Existe o risco de um pastor perder o foco de sua liderança ao procurar implementar práticas modernas de gestão?

Sim, existe. Mas precisamos entender primeiro o que é foco espiritual e o que são práticas modernas de gestão. Se confundirmos liderança com gerenciamento, sim. Corremos o risco de enfatizar excessivamente metas e resultados. Se entendermos liderança como serviço, creio que não. O desenvolvimento de pessoas e o alcance de objetivos será consequência natural. Atualmente, foco espiritual não é mais aceitação do que o líder fala, mas do que e de quem ele exemplifica.

Que mensagem o senhor deixa aos líderes religiosos do século 21?
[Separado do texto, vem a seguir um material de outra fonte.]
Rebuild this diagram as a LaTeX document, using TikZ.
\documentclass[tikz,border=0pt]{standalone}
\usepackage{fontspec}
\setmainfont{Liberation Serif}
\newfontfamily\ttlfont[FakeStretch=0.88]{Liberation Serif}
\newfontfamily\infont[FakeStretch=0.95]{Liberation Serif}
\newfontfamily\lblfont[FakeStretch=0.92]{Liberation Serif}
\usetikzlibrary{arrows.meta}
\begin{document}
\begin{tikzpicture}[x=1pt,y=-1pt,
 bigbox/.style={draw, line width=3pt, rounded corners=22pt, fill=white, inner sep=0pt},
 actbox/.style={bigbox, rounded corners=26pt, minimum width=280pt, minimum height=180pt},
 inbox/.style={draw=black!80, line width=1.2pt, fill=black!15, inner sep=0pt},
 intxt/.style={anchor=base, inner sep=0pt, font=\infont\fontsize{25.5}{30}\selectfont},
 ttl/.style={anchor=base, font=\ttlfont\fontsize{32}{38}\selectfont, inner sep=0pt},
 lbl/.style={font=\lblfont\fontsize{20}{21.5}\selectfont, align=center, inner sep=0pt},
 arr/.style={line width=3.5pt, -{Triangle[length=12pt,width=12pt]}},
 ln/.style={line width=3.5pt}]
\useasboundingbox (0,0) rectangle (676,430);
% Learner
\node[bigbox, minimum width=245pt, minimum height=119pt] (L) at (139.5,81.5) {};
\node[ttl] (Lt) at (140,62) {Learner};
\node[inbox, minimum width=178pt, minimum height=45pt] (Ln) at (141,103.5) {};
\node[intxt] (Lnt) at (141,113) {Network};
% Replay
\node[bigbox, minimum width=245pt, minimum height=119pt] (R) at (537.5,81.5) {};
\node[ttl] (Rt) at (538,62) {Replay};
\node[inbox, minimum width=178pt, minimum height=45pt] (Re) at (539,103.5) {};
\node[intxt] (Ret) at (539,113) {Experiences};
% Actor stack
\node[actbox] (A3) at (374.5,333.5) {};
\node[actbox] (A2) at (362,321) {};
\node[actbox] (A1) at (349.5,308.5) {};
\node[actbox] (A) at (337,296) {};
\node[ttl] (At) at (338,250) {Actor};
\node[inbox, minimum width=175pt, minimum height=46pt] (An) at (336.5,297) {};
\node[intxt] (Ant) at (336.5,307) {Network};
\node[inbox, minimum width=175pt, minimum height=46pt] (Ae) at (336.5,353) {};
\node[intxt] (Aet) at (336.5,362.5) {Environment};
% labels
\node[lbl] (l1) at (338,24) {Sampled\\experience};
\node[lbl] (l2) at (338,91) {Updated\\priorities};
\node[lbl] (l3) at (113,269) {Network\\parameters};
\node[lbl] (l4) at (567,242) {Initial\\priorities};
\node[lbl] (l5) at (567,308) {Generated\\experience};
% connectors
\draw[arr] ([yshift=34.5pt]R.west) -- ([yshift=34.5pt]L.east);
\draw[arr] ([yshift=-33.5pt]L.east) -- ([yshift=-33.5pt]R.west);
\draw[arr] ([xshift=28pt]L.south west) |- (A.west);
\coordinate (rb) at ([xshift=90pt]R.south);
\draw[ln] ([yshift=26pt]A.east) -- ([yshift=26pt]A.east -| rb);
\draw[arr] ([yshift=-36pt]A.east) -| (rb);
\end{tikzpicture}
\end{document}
Como diz Goldsmith: “O que o trouxe até aqui não o levará até lá”. Os métodos e as realizações do passado não nos dão a certeza de resultados no futuro. Precisamos entender nossa época dentro do contexto maior.
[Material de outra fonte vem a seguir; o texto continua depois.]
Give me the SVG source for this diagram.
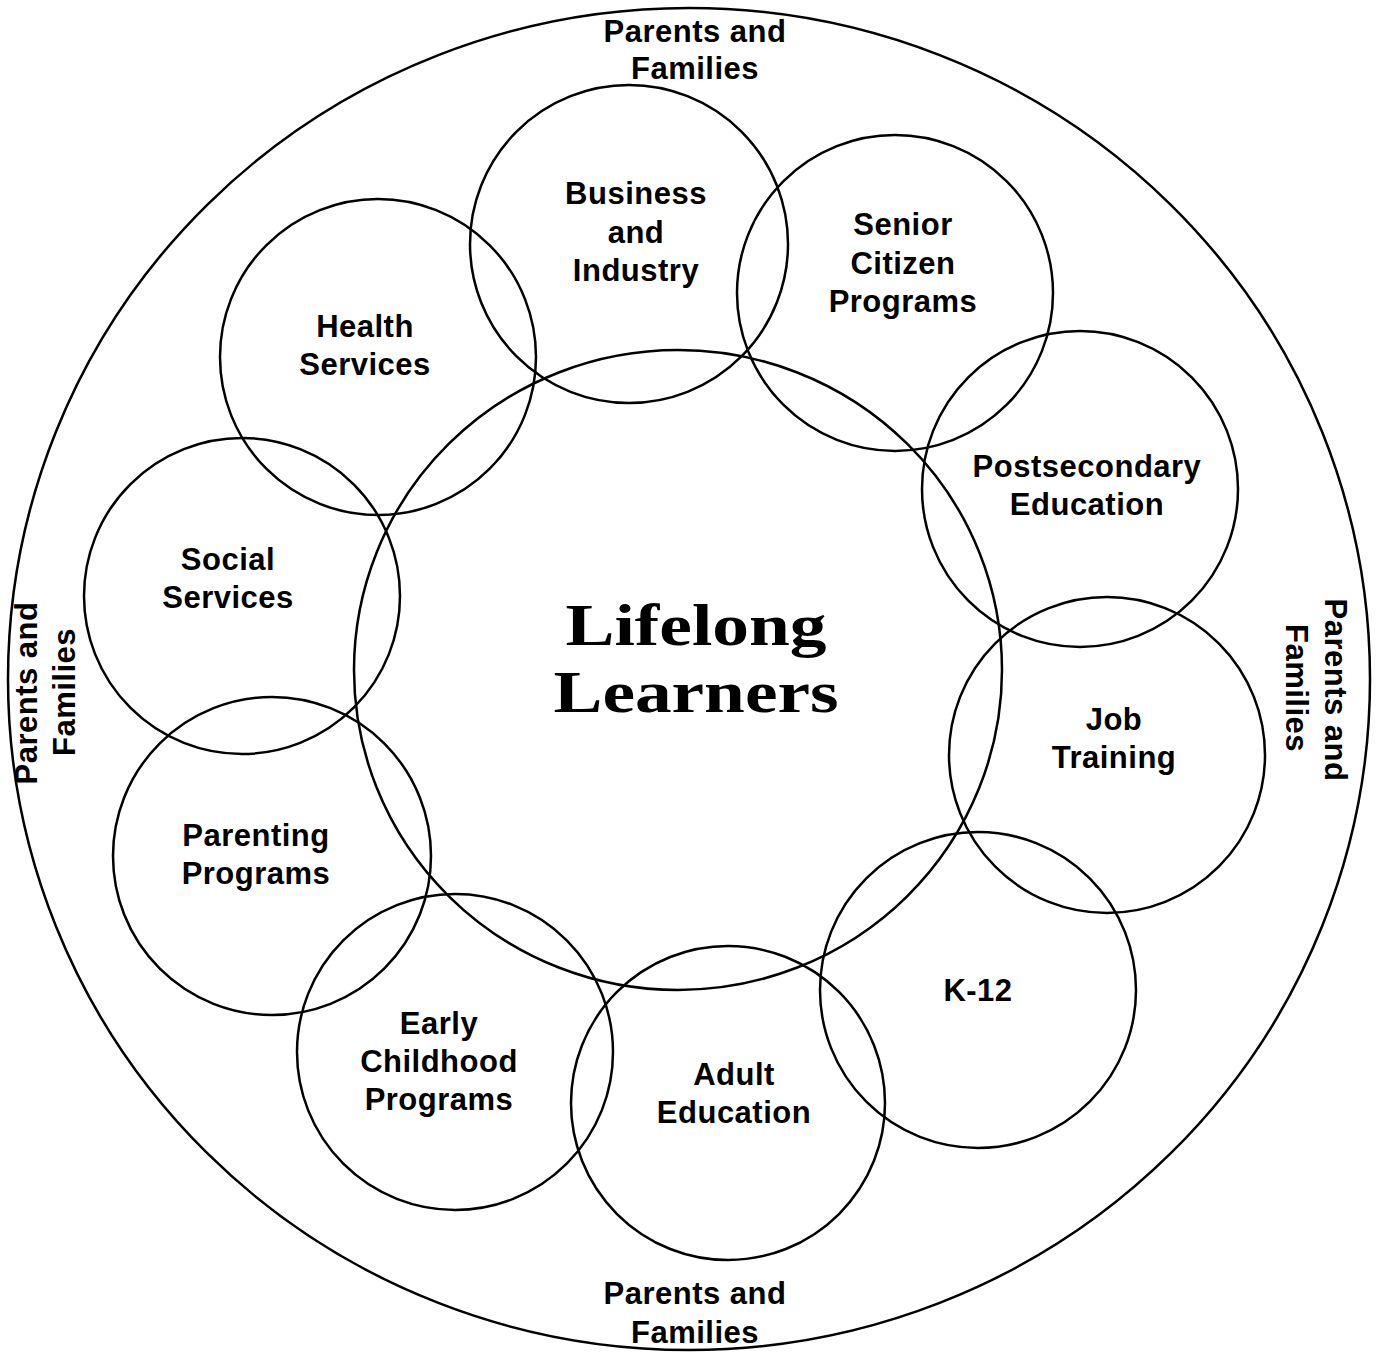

Mais que mensagem, deixo um apelo: pastores e líderes, definitivamente, eliminem a busca pelo poder e pelos cargos. Liderança é uma oportunidade para servir e não uma posição. Cuidem para que suas decisões não estejam contaminadas pelo interesse próprio. Compartilhem as resoluções. O mal maior de nosso século continua sendo o egocentrismo. Usando a linguagem da computação, precisamos fazer um reset em nossa mente formatada na era industrial, na qual as pessoas eram meios para se atingir objetivos. Devemos usar nossos recursos e planos para melhorar o bem-estar das pessoas e cumprir a missão. Desenvolvam tolerância e paciência. O mundo perece pela noção de exclusivismo e não aceitação dos diferentes.

Finalmente, conversem, dialoguem. Precisamos construir união na diversidade. Temos uma certeza: “O mesmo Deus que nos trouxe até aqui, nos levará até lá!”